>> begin Given material

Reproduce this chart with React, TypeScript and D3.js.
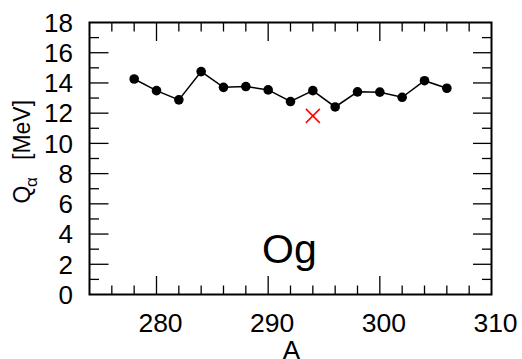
import React from "react";
import * as d3 from "d3";

const massNumbers = [278, 280, 282, 284, 286, 288, 290, 292, 294, 296, 298, 300, 302, 304, 306];
const qValues = [14.26, 13.49, 12.88, 14.75, 13.71, 13.76, 13.54, 12.77, 13.49, 12.41, 13.41, 13.39, 13.05, 14.15, 13.65];
const expA = [294];
const expQ = [11.82];
const xTickLabels = [280, 290, 300, 310];
const yTickLabels = [0, 2, 4, 6, 8, 10, 12, 14, 16, 18];
const elementLabel = "Og";

const W = 522;
const H = 359;
const L = 89.5, R = 491.5, T = 22.5, B = 294.5;

export default function App() {
  const x = d3.scaleLinear().domain([274, 310]).range([L, R]);
  const y = d3.scaleLinear().domain([0, 18]).range([B, T]);
  const line = d3.line<number>().x((_, i) => x(massNumbers[i])).y((d) => y(d));

  const xMinor = d3.range(276, 310, 2).filter((v) => v % 10 !== 0);
  const xMajor = [280, 290, 300];
  const yMinor = d3.range(1, 18, 2);
  const yMajor = d3.range(2, 18, 2);
  const font = "Liberation Sans, Arial, sans-serif";

  return (
    <svg width={W} height={H} style={{ position: "absolute", left: 0, top: 0 }} fontFamily={font}>
      <rect x={0} y={0} width={W} height={H} fill="white" />
      <g stroke="black" strokeWidth={1.3}>
        {xMinor.map((v) => (
          <g key={"xm" + v}>
            <line x1={x(v)} x2={x(v)} y1={B} y2={B - 9} />
            <line x1={x(v)} x2={x(v)} y1={T} y2={T + 9} />
          </g>
        ))}
        {xMajor.map((v) => (
          <g key={"xM" + v}>
            <line x1={x(v)} x2={x(v)} y1={B} y2={B - 18.5} />
            <line x1={x(v)} x2={x(v)} y1={T} y2={T + 18.5} />
          </g>
        ))}
        {yMinor.map((v) => (
          <g key={"ym" + v}>
            <line x1={L} x2={L + 9.5} y1={y(v)} y2={y(v)} />
            <line x1={R} x2={R - 9.5} y1={y(v)} y2={y(v)} />
          </g>
        ))}
        {yMajor.map((v) => (
          <g key={"yM" + v}>
            <line x1={L} x2={L + 19} y1={y(v)} y2={y(v)} />
            <line x1={R} x2={R - 18.5} y1={y(v)} y2={y(v)} />
          </g>
        ))}
      </g>
      <rect x={L} y={T} width={R - L} height={B - T} fill="none" stroke="black" strokeWidth={2} />
      {xTickLabels.map((v) => (
        <text key={"xl" + v} x={x(v) + 4} y={331.5} textAnchor="middle" style={{ fontSize: "26.5px" }}>
          {v}
        </text>
      ))}
      {yTickLabels.map((v) => (
        <text key={"yl" + v} x={73} y={y(v) + 9.3} textAnchor="end" style={{ fontSize: "26px" }}>
          {v}
        </text>
      ))}
      <text x={291.3} y={358.5} textAnchor="middle" style={{ fontSize: "26px" }}>A</text>
      <g transform="translate(29.5,203.5) rotate(-90)">
        <text x={0} y={0} style={{ fontSize: "23px" }}>Q</text>
        <text x={16.5} y={7} style={{ fontSize: "17px" }}>α</text>
        <text x={43.5} y={0} style={{ fontSize: "23px" }}>[MeV]</text>
      </g>
      <path d={line(qValues) ?? ""} fill="none" stroke="black" strokeWidth={1.5} />
      {qValues.map((v, i) => (
        <circle key={"p" + i} cx={x(massNumbers[i])} cy={y(v)} r={4.8} fill="black" />
      ))}
      {expQ.map((v, i) => {
        const cx = x(expA[i]);
        const cy = y(v);
        const s = 7;
        return (
          <g key={"e" + i} stroke="red" strokeWidth={1.5}>
            <line x1={cx - s} x2={cx + s} y1={cy - s} y2={cy + s} />
            <line x1={cx - s} x2={cx + s} y1={cy + s} y2={cy - s} />
          </g>
        );
      })}
      <text x={262} y={263} style={{ fontSize: "41px" }}>{elementLabel}</text>
    </svg>
  );
}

>> end Given material

=== Exercise description ===
Would you reproduce the lines above, from the very first through the line containing "import * as", exactly and without the pictures?

=== Exercise solution ===
Reproduce this chart with React, TypeScript and D3.js.
import React from "react";
import * as d3 from "d3";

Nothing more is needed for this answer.